Price reduced? Good news for one third of Americans, but not for Peter Dreier
From the NYT: What Housing Recovery?
In the New York Times Opinion Pages Peter Dreier (Professor of Politics, Urban and Environmental Policy at Occidental College) bemoans that not every area of the U.S. is seeing the housing price increases he feels Americans deserve and he implores the government to step up and help push things along.
His argument relies on several assumptions that I think are both invalid and harmful:
Assumption #1: Rising Housing Prices Are Good for Everyone
Two-thirds of Americans own their own homes. Sure, rising housing prices benefit this group, but what about the other, poorer, third of Americans who still rent? They’re watching purchase prices rise even further out of reach. Why is he cheering on increasing unaffordability for poorer Americans?
Why should government even be in the business of trying to change market prices at all?
Assumption #2: Foreclosures Are Always Bad
Foreclosure occurs only after three things happen: First, someone hands over a property deed as collateral for a loan, explicitly agreeing that in non-payment the title can be seized. Second, the borrower fails to make the agreed payments. Third, the borrower refuses to move out and sell when it’s obvious they can’t uphold their end of the deal.
If we don’t allow lenders to enforce their contractual rights then being a borrower will become such a good deal no one will let you become one. Foreclosure may be unpleasant, but if you speculated on a house in the middle of an obvious bubble and then refuse to move out when you stop making payments, there has to be a civilized and efficient way to drag you out of it and put it back on the market to be bought by someone who will honor their obligations.
To put it more simply: If you can’t afford to make the payments on a house, you’re the wrong person for that house and you need to leave.
Delaying foreclosures means keeping the wrong people in houses, preventing the market from clearing, and it gives speculators squatter’s rights that harm investors.
Assumption #3: Banks, Not Borrowers, Are At Fault for Failing Mortgages
For most people their mortgage agreement is the largest and most important financial contract of their lives, obligating them to repay a debt greater than several years’ gross earnings. Lawyers and advisors are always available. If borrowers chose to sign without fully understanding the details, or signed anyway because they were blinded by the prospect of flipping the house for a profit within two years, they can’t apportion blame to anyone else.

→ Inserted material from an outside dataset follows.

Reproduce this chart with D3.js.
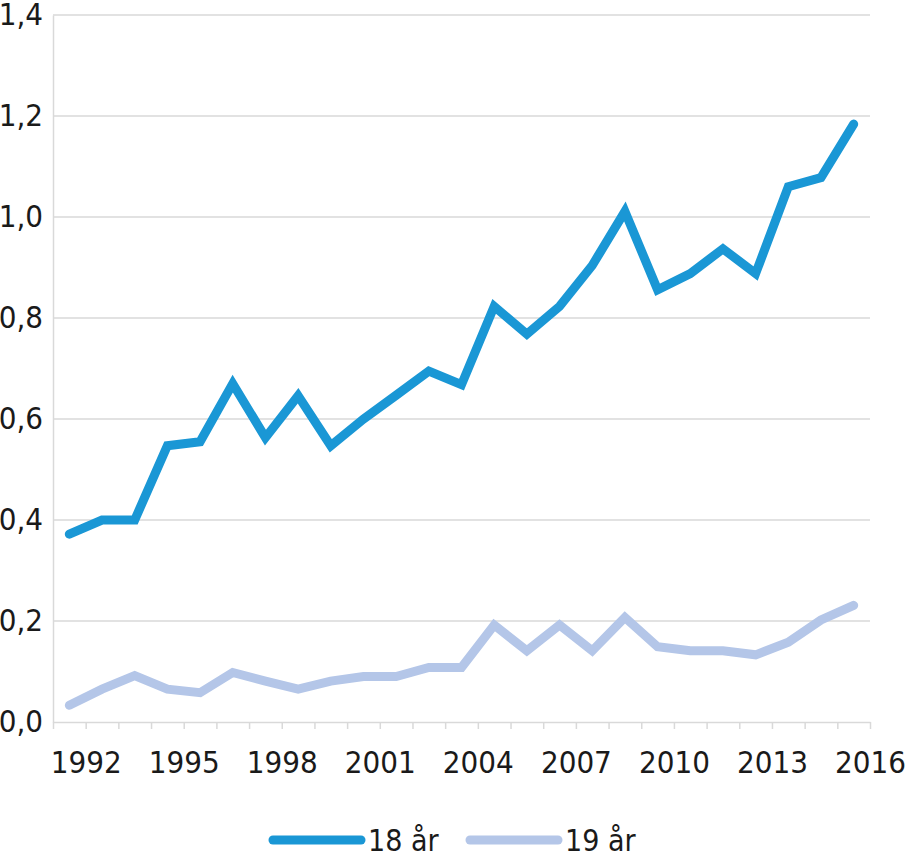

If we allow home buyers to back out of a contract then by Adverse Selection (Wikipedia) only those investors who lost money will demand relief, and through Moral Hazard (Wikipedia) we’ll be encouraging the next group of borrowers to march into their escrow closing with their eyes wide shut, confident they’re getting a Heads-I-Win-Tails-You-Lose opportunity. No good can come from this.
Assumption #4: Housing Market Recovery Means Returning Prices to Near the Top of the Bubble, Not Helping the Market Clear
When people talk about “housing market recovery”, they almost always mean “housing price recovery to near the previous peak”, a level high enough to bail out everyone who gambled and lost.
What’s needed is for this market to clear and for prices to reflect the resolution of the forces of supply and demand.
Assumption #5: The Way to Help the Situation Is Through “Principle Reduction” on Underwater Mortgages
For every debt on someone’s balance sheet somebody else has an equal and opposite asset. “Principle reduction” on the debt by definition means “Asset reduction” for the investor and is really just a forced transfer from the lender to the borrower.
As soon as word of this possibility gets out, no one with an underwater mortgage will ever pay more than the minimum monthly payment, preserving their eligibility for this hand-out. Those who worked hard and made the best of a bad situation and made sacrifices to pay down their mortgages were suckers.
Assumption #6: Increased Homeownership Is Always Good for America
While its true increased home ownership strengthens neighborhoods (“nobody ever washed a rented car” and all that), there are some disadvantages. First, it reduces liquidity in the labor market as it’s more difficult to move to where the work is. Second, it supports a whole class of real estate parasites whose revenue depends upon housing turnover and massive amounts of campaign contributions and lobbying, and third, it breeds more inflation-friendly voters.
The author is so pro-homeownership he’s willing to advantage those who speculated recklessly at the top of the bubble, disadvantage renters, asymmetrically enforce contracts in favor of speculators and squatters, discourage those with underwater mortgages from paying them down, freeze the housing market until the last round’s gamblers are made whole and create a new generation begging for the addictive poison of inflation. He wants a rising tide to lift all boats, but only if lenders and renters are left standing on sinking land in rising water.
Professor Peter Dreier, You’re Not Helping.